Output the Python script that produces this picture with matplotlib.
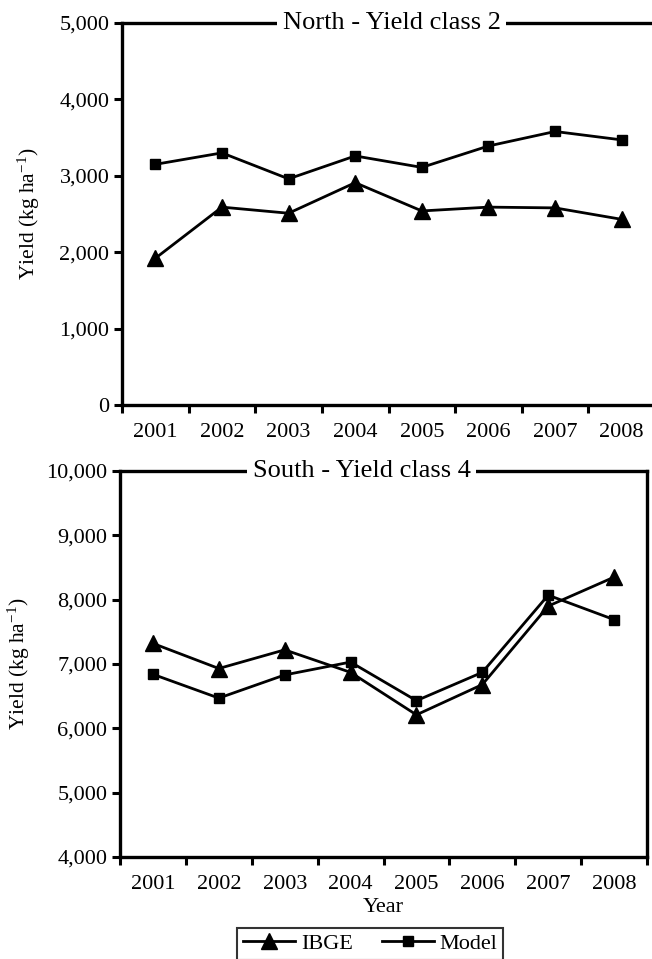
import matplotlib
matplotlib.use("Agg")
import matplotlib.pyplot as plt
from matplotlib.ticker import FuncFormatter, FixedLocator
import numpy as np

plt.rcParams['font.family'] = ['Liberation Serif', 'DejaVu Serif']
plt.rcParams['mathtext.fontset'] = 'custom'
plt.rcParams['mathtext.rm'] = 'Liberation Serif'
plt.rcParams['mathtext.it'] = 'Liberation Serif:italic'
plt.rcParams['mathtext.bf'] = 'Liberation Serif:bold'

years = ['2001', '2002', '2003', '2004', '2005', '2006', '2007', '2008']
north_ibge = [1920, 2590, 2510, 2910, 2540, 2590, 2580, 2430]
north_model = [3150, 3300, 2960, 3260, 3110, 3390, 3580, 3470]
south_ibge = [7320, 6930, 7220, 6870, 6210, 6680, 7900, 8350]
south_model = [6840, 6470, 6830, 7030, 6430, 6870, 8070, 7690]

W, H = 652, 959
fig = plt.figure(figsize=(W / 100, H / 100), dpi=100)

def fx(px):
    return px / W

def fy(py):
    return 1 - py / H

ax1 = fig.add_axes([fx(122), fy(405), fx(655 - 122), (405 - 23) / H])
ax2 = fig.add_axes([fx(120), fy(857), fx(647 - 120), (857 - 471) / H])

fmt = FuncFormatter(lambda v, p: f"{int(v):,}")
x = np.arange(len(years))

def style(ax, ylim, step, title, title_x, ylabel_x):
    ax.set_xlim(-0.5, len(years) - 0.5)
    ax.set_ylim(*ylim)
    ax.set_yticks(np.arange(ylim[0], ylim[1] + 1, step))
    ax.yaxis.set_major_formatter(fmt)
    ax.set_xticks(x)
    ax.set_xticklabels(years)
    ax.xaxis.set_minor_locator(FixedLocator(np.arange(-0.5, len(years), 1.0)))
    ax.tick_params(axis='x', which='major', length=0, pad=13, labelsize=16)
    ax.tick_params(axis='x', which='minor', length=6, width=2.2, direction='out')
    ax.tick_params(axis='y', which='major', length=6, width=2.2, direction='out', labelsize=16, pad=3)
    for s in ax.spines.values():
        s.set_linewidth(2.4)
    ax.set_ylabel('Yield (kg ha$^{\\mathregular{-1}}$)', fontsize=15.5)
    ax.yaxis.set_label_coords(ylabel_x, 0.5)
    ax.text(title_x, 1.0, title, transform=ax.transAxes, ha='center', va='center',
            fontsize=19, bbox=dict(facecolor='white', edgecolor='none', pad=4), zorder=5,
            clip_on=False)

ax1.plot(x, north_ibge, color='black', lw=2, marker='^', ms=11, label='IBGE', clip_on=False)
ax1.plot(x, north_model, color='black', lw=2, marker='s', ms=7, label='Model', clip_on=False)
style(ax1, (0, 5000), 1000, 'North - Yield class 2', 0.506, -0.15)

ax2.plot(x, south_ibge, color='black', lw=2, marker='^', ms=11, label='IBGE', clip_on=False)
ax2.plot(x, south_model, color='black', lw=2, marker='s', ms=7, label='Model', clip_on=False)
style(ax2, (4000, 10000), 1000, 'South - Yield class 4', 0.459, -0.167)
ax2.set_xlabel('Year', fontsize=16, labelpad=3)

h, l = ax2.get_legend_handles_labels()
leg = fig.legend(h, l, loc='upper left', bbox_to_anchor=(fx(237), fy(928)), ncol=2,
                 frameon=True, fancybox=False, fontsize=16, handlelength=2.35,
                 columnspacing=1.3, handletextpad=0.27, borderpad=0.25, borderaxespad=0)
leg.get_frame().set_edgecolor('black')
leg.get_frame().set_linewidth(1.5)

fig.savefig('out.png', dpi=100)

Goal of the exercise:
Leave out the pictures and restate, word for word, the lines from the top of the data through the line containing "import numpy as np", both included.

Task result:
Output the Python script that produces this picture with matplotlib.
import matplotlib
matplotlib.use("Agg")
import matplotlib.pyplot as plt
from matplotlib.ticker import FuncFormatter, FixedLocator
import numpy as np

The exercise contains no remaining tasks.